In 2014, Tunisia adopted a National Energy Transition strategy, focusing on:
  • The reduction of energy demand by 2013 to 34%, by improving the energy intensity with 3% per year in the period 2015-2030 compared to what could be the intensity if the current pace is maintained.
  • This reduction in energy intensity would allow Tunisia to be in the middle of the OECD countries whereas currently it is in the world average rank.
  • The increase in the rate of penetration of renewable energies in terms of electricity production to 30% in 2030 whereas today it is only 3%; With hydrocarbons accounting for 96% of the energy consumed to produce electricity.

To achieve this objective, an additional capacity for renewable energy production of around 3.6 GW must be put in place, totalling more than EUR 6.3 billion.

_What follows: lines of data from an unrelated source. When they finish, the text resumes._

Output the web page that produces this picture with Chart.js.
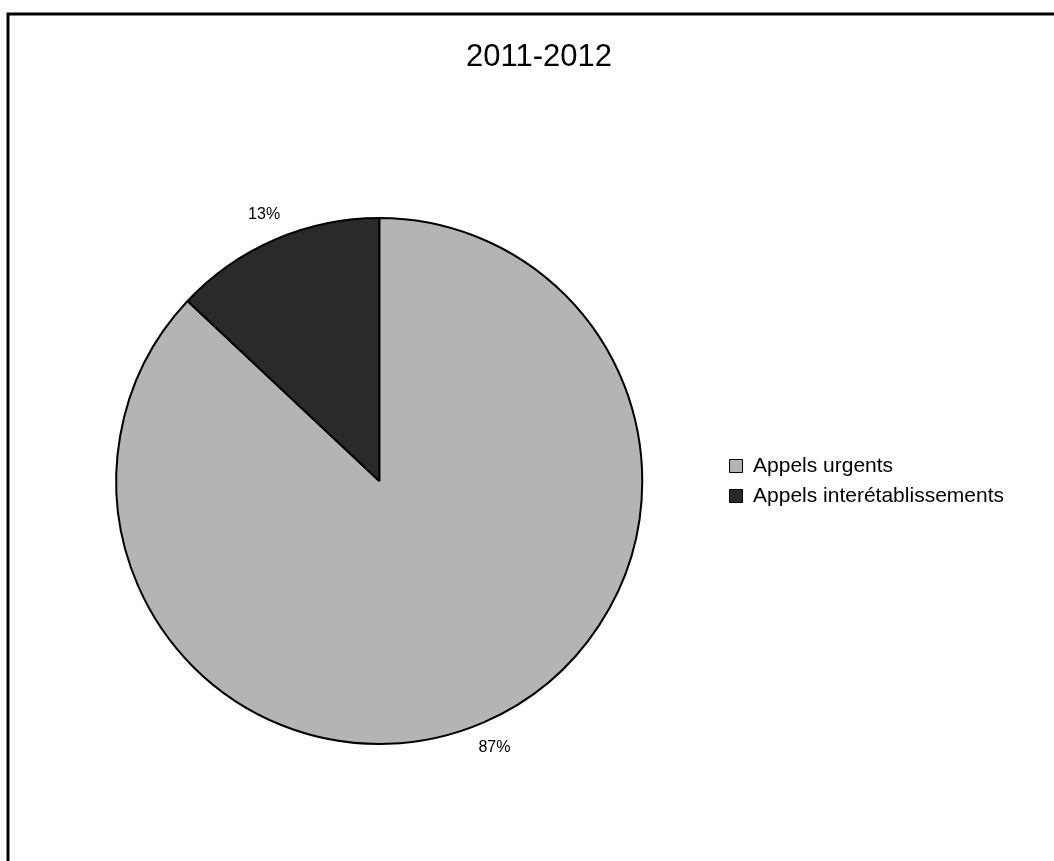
<!DOCTYPE html>
<html>
<head>
<meta charset="utf-8">
<script src="https://cdn.jsdelivr.net/npm/chart.js@4/dist/chart.umd.min.js"></script>
<style>
  html, body { margin: 0; padding: 0; background: #fff; }
  #wrap { width: 1054px; height: 861px; }
</style>
</head>
<body>
<div id="wrap"><canvas id="graficoCanvas"></canvas></div>
<script>
const titre = '2011-2012';
const categories = ['Appels urgents', 'Appels interétablissements'];
const valeurs = [87, 13];
const etiquettes = ['87%', '13%'];
const couleurs = ['#b4b4b4', '#2a2a2a'];

// cadre (bord gauche et haut) + titre
const cadrePlugin = {
    id: 'cadre',
    afterDraw(chart) {
        const ctx = chart.ctx;
        ctx.save();
        ctx.strokeStyle = '#000';
        ctx.lineWidth = 3;
        ctx.beginPath();
        ctx.moveTo(8, chart.height);
        ctx.lineTo(8, 14);
        ctx.lineTo(chart.width, 14);
        ctx.stroke();
        ctx.fillStyle = '#000';
        ctx.font = '31px Arial, "Liberation Sans", sans-serif';
        ctx.textAlign = 'center';
        ctx.textBaseline = 'middle';
        ctx.fillText(titre, 539, 57);
        ctx.restore();
    }
};

// pourcentages à l'extérieur de chaque part
const etiquettesPlugin = {
    id: 'etiquettes',
    afterDatasetsDraw(chart) {
        const ctx = chart.ctx;
        const meta = chart.getDatasetMeta(0);
        ctx.save();
        ctx.fillStyle = '#000';
        ctx.font = '16px Arial, "Liberation Sans", sans-serif';
        ctx.textAlign = 'center';
        ctx.textBaseline = 'middle';
        meta.data.forEach((arc, i) => {
            const p = arc.getProps(['x', 'y', 'startAngle', 'endAngle', 'outerRadius'], true);
            const mid = (p.startAngle + p.endAngle) / 2;
            const r = p.outerRadius + 27;
            ctx.fillText(etiquettes[i], p.x + Math.cos(mid) * r, p.y + Math.sin(mid) * r);
        });
        ctx.restore();
    }
};

const ctx = document.getElementById('graficoCanvas').getContext('2d');
new Chart(ctx, {
    type: 'pie',
    data: {
        labels: categories,
        datasets: [{
            data: valeurs,
            backgroundColor: couleurs,
            borderColor: '#000',
            borderWidth: 2
        }]
    },
    options: {
        responsive: true,
        maintainAspectRatio: false,
        animation: false,
        layout: {
            padding: { left: 38, right: 40, top: 217, bottom: 116 }
        },
        plugins: {
            title: { display: false },
            tooltip: { enabled: false },
            legend: {
                position: 'right',
                labels: {
                    boxWidth: 13,
                    boxHeight: 13,
                    padding: 9,
                    color: '#000',
                    font: { family: 'Arial, "Liberation Sans", sans-serif', size: 21 },
                    generateLabels(chart) {
                        return chart.data.labels.map((l, i) => ({
                            text: l,
                            fillStyle: couleurs[i],
                            strokeStyle: '#000',
                            lineWidth: 1,
                            index: i
                        }));
                    }
                }
            }
        }
    },
    plugins: [cadrePlugin, etiquettesPlugin]
});
</script>
</body>
</html>
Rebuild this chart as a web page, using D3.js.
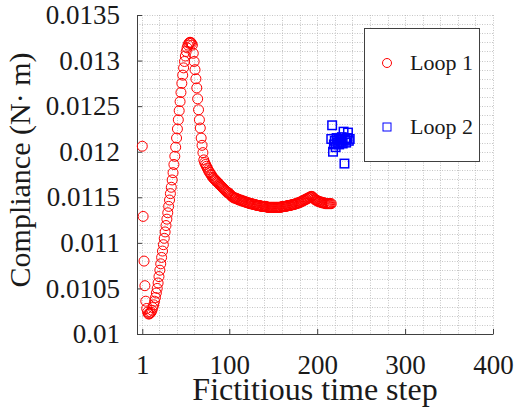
<!DOCTYPE html>
<html>
<head>
<meta charset="utf-8">
<script src="https://cdn.jsdelivr.net/npm/d3@7"></script>
<style>
  html, body { margin: 0; padding: 0; background: #fff; }
  svg { display: block; font-family: "Liberation Serif", "Times New Roman", serif; }
</style>
</head>
<body>
<svg id="chart" width="518" height="412"></svg>
<script>
// Compliance per fictitious time step, Loop 1 starts at step 1
const loop1FirstStep = 1;
const loop1Compliance = [
  0.01206, 0.01129, 0.01080, 0.01053, 0.01036, 0.01028, 0.01024, 0.01022, 0.01022, 0.01023,
  0.01024, 0.01026, 0.01029, 0.01032, 0.01036, 0.01040, 0.01045, 0.01050, 0.01056, 0.01063,
  0.01070, 0.01077, 0.01084, 0.01091, 0.01098, 0.01105, 0.01112, 0.01119, 0.01126, 0.01133,
  0.01140, 0.01147, 0.01154, 0.01161, 0.01169, 0.01177, 0.01186, 0.01195, 0.01205, 0.01215,
  0.01225, 0.01235, 0.01245, 0.01255, 0.01265, 0.01275, 0.01284, 0.01292, 0.01299, 0.01305,
  0.01310, 0.01314, 0.01317, 0.01319, 0.01320, 0.01320, 0.01319, 0.01317, 0.01308, 0.01299,
  0.01290, 0.01280, 0.01270, 0.01258, 0.01246, 0.01235, 0.01226, 0.01215, 0.01207, 0.01199,
  0.01191, 0.01188, 0.01186, 0.01184, 0.01182, 0.01180, 0.01178, 0.01177, 0.01175, 0.01174,
  0.01172, 0.01171, 0.01170, 0.01169, 0.01168, 0.01167, 0.01166, 0.01165, 0.01164, 0.01163,
  0.01162, 0.01161, 0.01160, 0.01159, 0.01158, 0.01157, 0.01156, 0.01155, 0.01155, 0.01154,
  0.01153, 0.01152, 0.01151, 0.01150, 0.01150, 0.01149, 0.01149, 0.01149, 0.01148, 0.01148,
  0.01147, 0.01147, 0.01147, 0.01146, 0.01146, 0.01146, 0.01145, 0.01145, 0.01145, 0.01144,
  0.01144, 0.01144, 0.01143, 0.01143, 0.01143, 0.01143, 0.01142, 0.01142, 0.01142, 0.01142,
  0.01141, 0.01141, 0.01141, 0.01141, 0.01141, 0.01140, 0.01140, 0.01140, 0.01140, 0.01140,
  0.01140, 0.01140, 0.01139, 0.01139, 0.01139, 0.01139, 0.01139, 0.01139, 0.01139, 0.01139,
  0.01139, 0.01139, 0.01139, 0.01139, 0.01139, 0.01139, 0.01139, 0.01139, 0.01139, 0.01140,
  0.01140, 0.01140, 0.01140, 0.01140, 0.01140, 0.01141, 0.01141, 0.01141, 0.01141, 0.01141,
  0.01142, 0.01142, 0.01142, 0.01142, 0.01143, 0.01143, 0.01143, 0.01144, 0.01144, 0.01144,
  0.01145, 0.01145, 0.01146, 0.01146, 0.01147, 0.01147, 0.01148, 0.01148, 0.01149, 0.01149,
  0.01150, 0.01150, 0.01151, 0.01151, 0.01150, 0.01149, 0.01148, 0.01147, 0.01147, 0.01146,
  0.01146, 0.01145, 0.01145, 0.01145, 0.01144, 0.01144, 0.01144, 0.01144, 0.01143, 0.01143,
  0.01143, 0.01143, 0.01143, 0.01143, 0.01143, 0.01143
];

// Loop 2 continues from step 216
const loop2FirstStep = 216;
const loop2Compliance = [
  0.01214, 0.01229, 0.01200, 0.01208, 0.01212, 0.01205, 0.01215, 0.01210, 0.01213, 0.01208,
  0.01214, 0.01211, 0.01216, 0.01209, 0.01222, 0.01187, 0.01213, 0.01210, 0.01215, 0.01221,
  0.01212, 0.01214
];

const xTicks = [1, 100, 200, 300, 400];
const yTicks = [0.01, 0.0105, 0.011, 0.0115, 0.012, 0.0125, 0.013, 0.0135];
const xMinorGrid = [20, 40, 60, 80, 120, 140, 160, 180, 220, 240, 260, 280, 320, 340, 360, 380];
const seriesNames = ["Loop 1", "Loop 2"];

const svg = d3.select("#chart");
const plotLeft = 137, plotRight = 493, plotTop = 15, plotBottom = 334;

const x = d3.scaleLinear().domain([-5, 400]).range([plotLeft, plotRight]);
const y = d3.scaleLinear().domain([0.01, 0.0135]).range([plotBottom, plotTop]);

// Grid: dotted lines at every major and minor position
const grid = svg.append("g").attr("stroke", "#b8b8b8").attr("stroke-width", 0.8)
  .attr("stroke-dasharray", "1,1.5").attr("fill", "none");
const yGridVals = d3.range(0, 36).map(i => 0.01 + i * 0.0001);
grid.selectAll("line.h").data(yGridVals).join("line").attr("class", "h")
  .attr("x1", plotLeft).attr("x2", plotRight)
  .attr("y1", d => Math.round(y(d)) + 0.5).attr("y2", d => Math.round(y(d)) + 0.5);
grid.selectAll("line.v").data(xTicks.concat(xMinorGrid)).join("line").attr("class", "v")
  .attr("y1", plotTop).attr("y2", plotBottom)
  .attr("x1", d => Math.round(x(d)) + 0.5).attr("x2", d => Math.round(x(d)) + 0.5);

// Axes with inward ticks
const axisColor = "#404040";
const yAxis = d3.axisLeft(y).tickValues(yTicks).tickSizeInner(-5).tickSizeOuter(0)
  .tickPadding(17).tickFormat(d => String(+d.toFixed(4)));
const gy = svg.append("g").attr("transform", `translate(${plotLeft},0)`).call(yAxis);
const xAxis = d3.axisBottom(x).tickValues(xTicks).tickSizeInner(-5).tickSizeOuter(0)
  .tickPadding(21).tickFormat(d3.format("d"));
const gx = svg.append("g").attr("transform", `translate(0,${plotBottom})`).call(xAxis);
[gx, gy].forEach(g => {
  g.select(".domain").attr("stroke", axisColor).attr("stroke-width", 1);
  g.selectAll(".tick line").attr("stroke", axisColor);
  g.selectAll(".tick text").attr("fill", "#1a1a1a")
    .style("font-family", '"Liberation Serif", serif').style("font-size", "27px");
});
gx.selectAll(".tick text").attr("dy", "0.71em");

// Loop 1: red open circles
const loop1 = loop1Compliance.map((v, i) => ({ step: loop1FirstStep + i, value: v }));
svg.append("g").selectAll("circle").data(loop1).join("circle")
  .attr("cx", d => x(d.step)).attr("cy", d => y(d.value)).attr("r", 5)
  .attr("fill", "none").attr("stroke", "#ff0000").attr("stroke-width", 1);

// Loop 2: blue open squares
const loop2 = loop2Compliance.map((v, i) => ({ step: loop2FirstStep + i, value: v }));
const sq = 8.5;
svg.append("g").selectAll("rect").data(loop2).join("rect")
  .attr("x", d => x(d.step) - sq / 2).attr("y", d => y(d.value) - sq / 2)
  .attr("width", sq).attr("height", sq)
  .attr("fill", "none").attr("stroke", "#0000ff").attr("stroke-width", 1.5);

// Axis titles
svg.append("text").attr("x", (plotLeft + plotRight) / 2).attr("y", 400)
  .attr("text-anchor", "middle").attr("fill", "#1a1a1a")
  .style("font-size", "32px").text("Fictitious time step");
svg.append("text").attr("transform", `translate(29.5,170) rotate(-90)`)
  .attr("text-anchor", "middle").attr("fill", "#1a1a1a")
  .style("font-size", "30px").text("Compliance (N\u00b7 m)");

// Legend
const lg = svg.append("g");
lg.append("rect").attr("x", 364.5).attr("y", 28.5).attr("width", 115).attr("height", 133)
  .attr("fill", "#fff").attr("stroke", "#404040").attr("stroke-width", 1);
lg.append("circle").attr("cx", 387).attr("cy", 63).attr("r", 4.5)
  .attr("fill", "none").attr("stroke", "#ff0000").attr("stroke-width", 1);
lg.append("rect").attr("x", 383).attr("y", 123).attr("width", 8).attr("height", 8)
  .attr("fill", "none").attr("stroke", "#0000ff").attr("stroke-width", 1);
lg.selectAll("text").data(seriesNames).join("text")
  .attr("x", 410).attr("y", (d, i) => i === 0 ? 69.5 : 133.5)
  .attr("fill", "#1a1a1a").style("font-size", "22px").text(d => d);
</script>
</body>
</html>
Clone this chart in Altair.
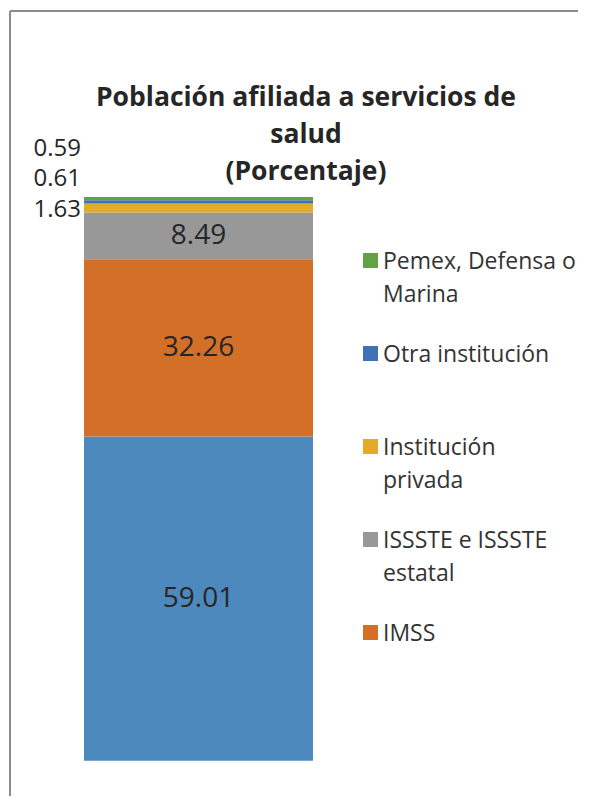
import altair as alt
import pandas as pd

# ---- data ----
categories = ["Seguro Popular", "IMSS", "ISSSTE e ISSSTE estatal",
              "Institución privada", "Otra institución", "Pemex, Defensa o Marina"]
values = [59.01, 32.26, 8.49, 1.63, 0.61, 0.59]
colors = ["#4E89BE", "#D46F28", "#989898", "#E2AB28", "#4170B8", "#63A244"]

legend_categories = ["Pemex, Defensa o Marina", "Otra institución",
                     "Institución privada", "ISSSTE e ISSSTE estatal", "IMSS"]
legend_labels = ["Pemex, Defensa o\nMarina", "Otra institución",
                 "Institución\nprivada", "ISSSTE e ISSSTE\nestatal", "IMSS"]
title_text = "Población  afiliada a servicios de\nsalud\n(Porcentaje)"

# ---- layout (style) ----
W, H = 570, 788
BAR_BOTTOM_PX, BAR_TOP_PX = 752.7, 189.0
FONT = "Open Sans"
TXT = "#262626"

total = sum(values)
k = (BAR_BOTTOM_PX - BAR_TOP_PX) / total
y_domain = [-(H - BAR_BOTTOM_PX) / k, BAR_BOTTOM_PX / k]

rows = []
cum = 0.0
for i, (c, v) in enumerate(zip(categories, values)):
    rows.append(dict(cat=c, value=v, start=cum, end=cum + v, mid=cum + v / 2,
                     top=total, label=f"{v:.2f}", grp="total", idx=i))
    cum += v
df = pd.DataFrame(rows)

color_scale = alt.Scale(domain=categories, range=colors)
x_scale = alt.Scale(range=[76, 305], paddingInner=0, paddingOuter=0)
x_enc = alt.X("grp:N", scale=x_scale, axis=None)
y_scale = alt.Scale(domain=y_domain, nice=False, zero=False)

base = alt.Chart(df)

bars = base.mark_bar().encode(
    x=x_enc,
    y=alt.Y("start:Q", scale=y_scale, axis=None),
    y2="end:Q",
    color=alt.Color("cat:N", scale=color_scale, legend=None),
)

inside = base.transform_filter(alt.datum.value > 5).mark_text(
    font=FONT, fontSize=28, color=TXT, baseline="middle"
).encode(x=x_enc, y=alt.Y("mid:Q", scale=y_scale, axis=None), text="label:N")

outside_layers = []
for cat, dy in [("Institución privada", 13), ("Otra institución", -18),
                ("Pemex, Defensa o Marina", -48)]:
    outside_layers.append(
        base.transform_filter(alt.datum.cat == cat).mark_text(
            font=FONT, fontSize=24, color=TXT, baseline="middle", align="right", dx=-3, dy=dy
        ).encode(
            x=alt.X("grp:N", bandPosition=0, scale=x_scale, axis=None),
            y=alt.Y("top:Q", scale=y_scale, axis=None),
            text="label:N",
        )
    )

main = alt.layer(bars, inside, *outside_layers)

ldf = pd.DataFrame({"cat": legend_categories, "lab": legend_labels})
ly = alt.Y("cat:N", scale=alt.Scale(type="point", domain=legend_categories,
                                    range=[252.5, 624.5], padding=0), axis=None)
leg_sym = alt.Chart(ldf).mark_square(size=225, opacity=1).encode(
    x=alt.value(362.5), y=ly,
    color=alt.Color("cat:N", scale=color_scale, legend=None),
)
leg_txt = alt.Chart(ldf).mark_text(
    font=FONT, fontSize=23, color="#333333", align="left", baseline="alphabetic",
    dy=8.5, lineBreak="\n", lineHeight=33,
).encode(x=alt.value(375), y=ly, text="lab:N")
legend = alt.layer(leg_sym, leg_txt)

tdf = pd.DataFrame({"t": [title_text]})
title = alt.Chart(tdf).mark_text(
    font=FONT, fontWeight="bold", fontSize=26.5, color=TXT, align="center",
    baseline="alphabetic", lineBreak="\n", lineHeight=37,
).encode(x=alt.value(298), y=alt.value(98), text="t:N")

one = pd.DataFrame({"a": [0]})
frame_left = alt.Chart(one).mark_rule(color="#8C8C8C", strokeWidth=2).encode(
    x=alt.value(2), y=alt.value(3), y2=alt.value(H))
frame_top = alt.Chart(one).mark_rule(color="#8C8C8C", strokeWidth=2).encode(
    x=alt.value(2), x2=alt.value(W + 20), y=alt.value(3))

chart = alt.layer(main, legend, title, frame_left, frame_top).resolve_scale(
    y="independent"
).properties(
    width=W, height=H, autosize=alt.AutoSizeParams(type="none"), padding=0,
    background="white",
).configure_view(stroke=None)

chart.save("out.html", embed_options={"renderer": "svg", "actions": False})
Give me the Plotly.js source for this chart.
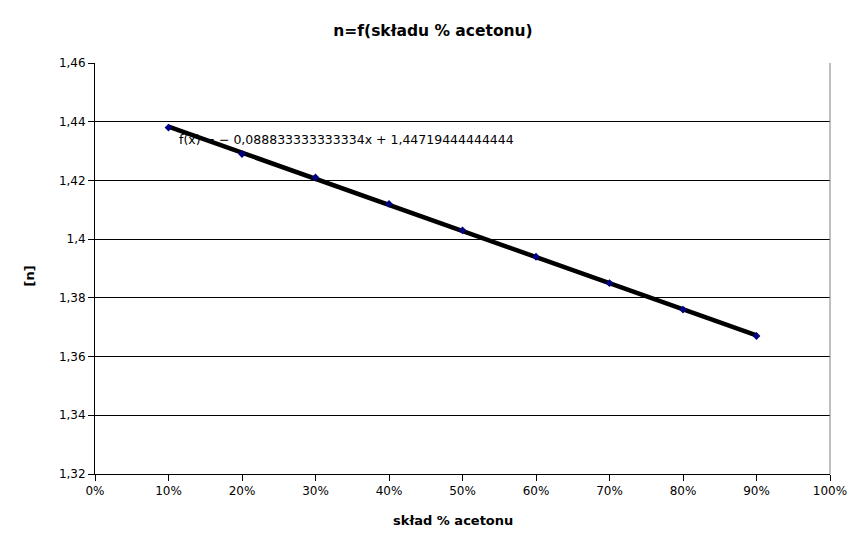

This would allow cumulative primary energy savings over the 2015-2030 period of around 16 Mtoe, i.e. a cumulative gain on the country's energy bill of more than 13 billion euros over the same period 2015-2030. In this context, Tunisia has strengthened the regulatory and incentive framework through:

  • The adoption of Law 2015-12 on the promotion of the production of electricity from renewable sources.
  • The creation of an Energy Transition Fund to replace the National Energy Control Fund to accompany the energy transition. This Fund, in addition to the awarded premiums for investment in energy control actions, will be used to grant, guarantee and improve loans.